Diffusion is the movement of particles (atoms, ions or molecules) from a region in which they are in higher concentration to regions of lower concentration. A good example of diffusion is food colouring. If you place a drop of red food colouring in a beaker of water eventually the entire beaker of water will have a red tint. The food colouring moved through the water until it was equally distributed throughout the beaker. Diffusion takes place along a concentration gradient. A concentration gradient exists until the diffused substance is evenly distributed.

Other everyday examples of diffusion are:

1. Sugar will diffuse through tea until the entire cup of tea is sweet. (We stir the tea to speed up the diffusion.)

2. The odour of food cooking diffuses throughout the kitchen. If you open the kitchen door it will spread into the next room.

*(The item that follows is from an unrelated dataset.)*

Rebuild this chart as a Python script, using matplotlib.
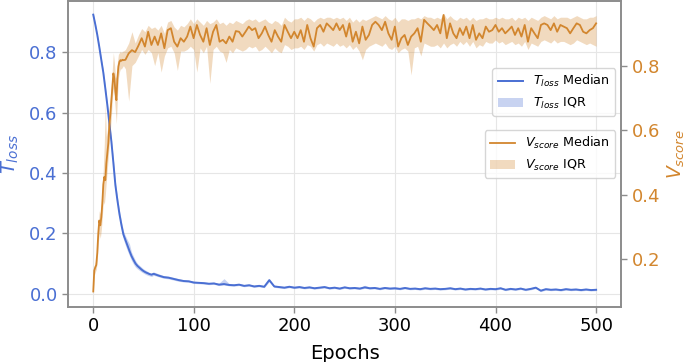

The movement of these molecules is said to be passive. No energy is needed to be provided. The natural kinetic energy of the particles supplies the energy.

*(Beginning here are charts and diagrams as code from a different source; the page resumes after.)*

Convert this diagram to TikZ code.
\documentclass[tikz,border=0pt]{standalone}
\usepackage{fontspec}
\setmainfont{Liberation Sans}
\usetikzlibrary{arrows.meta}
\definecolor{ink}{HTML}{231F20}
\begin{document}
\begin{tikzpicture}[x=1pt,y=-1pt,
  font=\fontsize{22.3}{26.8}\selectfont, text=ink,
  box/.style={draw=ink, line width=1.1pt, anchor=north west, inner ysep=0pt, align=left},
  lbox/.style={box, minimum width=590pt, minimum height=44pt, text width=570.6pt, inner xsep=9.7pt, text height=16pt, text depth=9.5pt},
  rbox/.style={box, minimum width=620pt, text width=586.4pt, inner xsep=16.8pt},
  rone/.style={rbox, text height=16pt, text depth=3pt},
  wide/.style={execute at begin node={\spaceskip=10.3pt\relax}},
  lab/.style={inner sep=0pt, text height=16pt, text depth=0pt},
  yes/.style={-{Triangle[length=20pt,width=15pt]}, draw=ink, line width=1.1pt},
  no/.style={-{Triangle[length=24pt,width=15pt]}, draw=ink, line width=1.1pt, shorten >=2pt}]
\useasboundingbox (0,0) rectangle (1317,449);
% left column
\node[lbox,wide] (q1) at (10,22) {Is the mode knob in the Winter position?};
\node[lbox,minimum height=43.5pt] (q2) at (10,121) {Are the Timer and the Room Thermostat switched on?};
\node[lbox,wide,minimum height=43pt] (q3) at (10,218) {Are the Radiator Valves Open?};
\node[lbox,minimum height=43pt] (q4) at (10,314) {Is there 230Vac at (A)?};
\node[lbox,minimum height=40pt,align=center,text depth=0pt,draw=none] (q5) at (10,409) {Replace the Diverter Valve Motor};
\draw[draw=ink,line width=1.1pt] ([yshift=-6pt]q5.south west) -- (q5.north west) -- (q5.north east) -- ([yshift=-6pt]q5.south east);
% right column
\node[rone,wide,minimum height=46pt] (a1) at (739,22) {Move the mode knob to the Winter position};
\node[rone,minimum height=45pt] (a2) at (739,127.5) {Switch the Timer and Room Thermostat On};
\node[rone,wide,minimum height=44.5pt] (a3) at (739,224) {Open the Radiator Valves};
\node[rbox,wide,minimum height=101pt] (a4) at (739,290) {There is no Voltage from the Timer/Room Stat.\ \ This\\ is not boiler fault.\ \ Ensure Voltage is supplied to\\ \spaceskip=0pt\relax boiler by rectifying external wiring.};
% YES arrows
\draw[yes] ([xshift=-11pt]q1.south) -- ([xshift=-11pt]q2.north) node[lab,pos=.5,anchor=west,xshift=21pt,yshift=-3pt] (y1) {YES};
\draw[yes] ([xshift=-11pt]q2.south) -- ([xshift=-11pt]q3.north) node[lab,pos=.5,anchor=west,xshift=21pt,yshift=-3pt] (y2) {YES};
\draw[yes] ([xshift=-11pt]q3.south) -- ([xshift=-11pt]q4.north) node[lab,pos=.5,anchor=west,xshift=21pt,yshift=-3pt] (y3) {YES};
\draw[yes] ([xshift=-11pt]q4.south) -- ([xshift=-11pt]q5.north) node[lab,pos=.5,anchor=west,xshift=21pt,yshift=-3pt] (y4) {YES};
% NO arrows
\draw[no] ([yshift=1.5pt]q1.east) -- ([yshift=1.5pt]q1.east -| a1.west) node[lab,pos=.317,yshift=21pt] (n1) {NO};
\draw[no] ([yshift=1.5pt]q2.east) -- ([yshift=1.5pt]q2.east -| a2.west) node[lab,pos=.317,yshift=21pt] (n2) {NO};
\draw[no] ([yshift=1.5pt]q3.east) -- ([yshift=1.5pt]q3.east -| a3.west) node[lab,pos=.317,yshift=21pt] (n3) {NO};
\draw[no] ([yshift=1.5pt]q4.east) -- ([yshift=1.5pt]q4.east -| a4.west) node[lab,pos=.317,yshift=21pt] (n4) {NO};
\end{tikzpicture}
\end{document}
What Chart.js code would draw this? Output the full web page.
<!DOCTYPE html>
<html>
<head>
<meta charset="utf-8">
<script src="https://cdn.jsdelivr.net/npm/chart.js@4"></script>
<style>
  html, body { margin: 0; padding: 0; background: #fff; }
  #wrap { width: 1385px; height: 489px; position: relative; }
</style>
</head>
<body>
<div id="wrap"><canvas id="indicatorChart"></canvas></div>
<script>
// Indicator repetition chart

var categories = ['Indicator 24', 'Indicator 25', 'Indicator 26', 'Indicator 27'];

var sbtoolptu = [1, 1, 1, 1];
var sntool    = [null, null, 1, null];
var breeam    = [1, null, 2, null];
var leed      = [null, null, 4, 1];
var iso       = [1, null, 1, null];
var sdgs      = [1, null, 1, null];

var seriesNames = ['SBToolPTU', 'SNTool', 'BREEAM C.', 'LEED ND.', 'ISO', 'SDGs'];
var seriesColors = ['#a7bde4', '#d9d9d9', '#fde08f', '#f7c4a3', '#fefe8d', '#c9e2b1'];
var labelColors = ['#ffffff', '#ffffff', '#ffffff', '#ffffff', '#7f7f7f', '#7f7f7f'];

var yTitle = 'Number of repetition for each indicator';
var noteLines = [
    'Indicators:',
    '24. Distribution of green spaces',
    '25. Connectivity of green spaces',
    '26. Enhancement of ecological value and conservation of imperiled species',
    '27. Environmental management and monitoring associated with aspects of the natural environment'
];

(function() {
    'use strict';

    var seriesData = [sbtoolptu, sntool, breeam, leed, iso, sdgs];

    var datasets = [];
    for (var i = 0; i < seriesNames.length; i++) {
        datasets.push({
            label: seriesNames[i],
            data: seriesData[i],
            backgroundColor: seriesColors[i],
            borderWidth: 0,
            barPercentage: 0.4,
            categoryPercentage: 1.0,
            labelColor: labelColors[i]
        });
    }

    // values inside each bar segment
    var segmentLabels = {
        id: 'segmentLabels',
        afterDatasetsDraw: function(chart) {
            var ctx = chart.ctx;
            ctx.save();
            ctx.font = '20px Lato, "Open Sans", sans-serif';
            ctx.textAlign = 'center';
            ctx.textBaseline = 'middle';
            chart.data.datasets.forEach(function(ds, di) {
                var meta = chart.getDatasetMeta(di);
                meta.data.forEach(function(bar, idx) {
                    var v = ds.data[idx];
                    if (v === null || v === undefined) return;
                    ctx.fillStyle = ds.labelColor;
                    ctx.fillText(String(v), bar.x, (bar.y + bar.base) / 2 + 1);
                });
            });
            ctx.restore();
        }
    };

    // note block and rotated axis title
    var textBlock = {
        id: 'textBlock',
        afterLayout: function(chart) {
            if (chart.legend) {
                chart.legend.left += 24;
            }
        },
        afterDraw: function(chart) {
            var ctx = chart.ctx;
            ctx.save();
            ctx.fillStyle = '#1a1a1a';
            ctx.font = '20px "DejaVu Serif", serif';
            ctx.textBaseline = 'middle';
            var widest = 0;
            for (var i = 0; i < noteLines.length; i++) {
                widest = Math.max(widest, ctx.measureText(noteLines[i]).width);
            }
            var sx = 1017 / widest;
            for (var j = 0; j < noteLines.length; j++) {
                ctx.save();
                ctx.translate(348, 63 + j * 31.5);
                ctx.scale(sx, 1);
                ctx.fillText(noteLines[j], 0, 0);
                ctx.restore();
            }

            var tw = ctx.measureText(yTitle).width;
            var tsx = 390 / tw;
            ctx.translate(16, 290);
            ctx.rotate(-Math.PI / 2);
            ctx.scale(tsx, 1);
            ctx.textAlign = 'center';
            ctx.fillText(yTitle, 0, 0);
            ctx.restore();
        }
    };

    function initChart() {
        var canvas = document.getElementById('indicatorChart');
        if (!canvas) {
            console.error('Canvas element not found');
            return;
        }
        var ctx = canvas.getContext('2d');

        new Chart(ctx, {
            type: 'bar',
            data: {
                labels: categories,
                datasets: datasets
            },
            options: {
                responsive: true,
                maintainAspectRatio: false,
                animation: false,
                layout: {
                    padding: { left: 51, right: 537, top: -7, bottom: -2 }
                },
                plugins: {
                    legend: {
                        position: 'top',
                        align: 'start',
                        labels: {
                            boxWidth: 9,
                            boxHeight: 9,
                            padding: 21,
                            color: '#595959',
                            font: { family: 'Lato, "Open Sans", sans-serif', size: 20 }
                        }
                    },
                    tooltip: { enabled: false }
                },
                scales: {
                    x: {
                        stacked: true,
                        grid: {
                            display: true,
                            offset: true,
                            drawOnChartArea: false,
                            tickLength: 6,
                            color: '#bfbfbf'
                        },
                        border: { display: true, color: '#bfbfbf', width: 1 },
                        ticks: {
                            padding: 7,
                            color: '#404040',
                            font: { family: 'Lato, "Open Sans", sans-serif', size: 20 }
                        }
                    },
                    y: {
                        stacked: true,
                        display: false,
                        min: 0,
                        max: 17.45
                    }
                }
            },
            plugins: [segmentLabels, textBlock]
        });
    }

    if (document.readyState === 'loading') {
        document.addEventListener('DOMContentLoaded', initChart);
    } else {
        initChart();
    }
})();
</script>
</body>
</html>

Examples of diffusion in science are:

1. Carbon dioxide entering the stomata of leaves.

2. Oxygen diffusing out of the stomata and lenticels of leaves.

This animation shows the purple molecules diffusing throughout the box:

This animation shows a graduated cylinder. Note how the bromine diffuses throughout the cylinder when the glass plate it removed:

(click the reload or F5 button to view this again)

Here the molecules move out of the liquid and into the air by diffusion:


Osmosis is a special example of diffusion. It is the diffusion of a substance through a semipermeable membrane from a more dilute solution to a more concentrated solution. This process is also passive since no external energy is needed.

A semipermeable membrane is a barrier that permits the passage of some substances but not others. Cell membranes are described as selectively permeable because not only do they allow the passage of water but also allow the passage of certain solutes (dissolved substances).

Some major examples of osmosis:

Absorption of water by plant roots.
Reabsorption of water by the proximal and distal convoluted tubules of the nephron.
Reabsorption of tissue fluid into the venule ends of the blood capillaries.
Absorption of water by the alimentary canal, stomach, small intestine and the colon.

Here is an example of particles moving through a plasma membrane:

This animation shows osmosis of particles. Note that when the particles are distributed equally on both sides of the membrane the osmosis stops:

(click the reload or F5 button to view this again)

In another example, the solute can’t fit through the membrane but the water can. The water moves through until both sides’ concentrations are equal:

Here, the concentration is the same on both side of the membrane. The water moves through the membrane from both sides at equal rates:

Osmosis and Animal Cells

The movement of liquids in and out cells is dependant on the concentration of the solution surrounding it.

There are 3 types of situations in which this could vary:

1. Isotonic: Here the external solution concentration and the internal concentration of the organism are the same.

2. Hypotonic: Here the external solution concentration is less than the concentration of the organism. In this case water will rush into the organism.

3. Hypertonic: Here the external solution concentration is greater than the concentration of the organism. In this case the water will rush out of the organism.


Osmoregulation is the means by which cells keep the concentration of cell cytoplasm or blood at a suitable concentration.


(A) Amoeba, living in freshwater, uses a contractile vacuole to expel the excess water from its cytoplasm. This was discussed in the amoeba web page which can be found on the homepage.

Paramecium, another protest, also gets rid of excess water using a vacuole:

(B) The kidneys maintain the blood at the correct concentration.


Plant cells have a cell wall that allows all materials to enter. It then has a semi-permeable membrane surrounding the cell’s cytoplasm. Plant cells are able to take in water and swell because the cell wall is strong enough to withstand the pressure within the cell. This pressure is called turgor pressure. As a result of turgor pressure the cell becomes firmer and stronger. Plant cells with the correct internal water pressure are said to be turgid. Plants with too little internal water are said to be flaccid.

A good example of this is a plant that is watered compared to a plant that is not watered. The non-watered plant will shrivel and will because it has lost its Turgor pressure.

The loss of water from a plant is called plasmolysis. The cell then become plasmolysed. The cell on the right (below) is plasmolysed. Deplasmolysis is the process by which the cell become turgid by gaining water.


Food can be preserved by causing any microorganism that comes in contact with it to become plasmolused and, therefore, shrivel and die. To do this food is placed in a high salt or sugar medium. The salt or sugar concentration is higher than the cytoplasm of bacteria or fungi. Bacteria or fungi, that contaminate the food, will lose water by osmosis and their metabolism will decline.Many will die but some bacteria may survive by forming dormant resistant endospores. Meat and fish are often preserved in salt. Fruit is commonly preserved in sugar as in jam or syrup.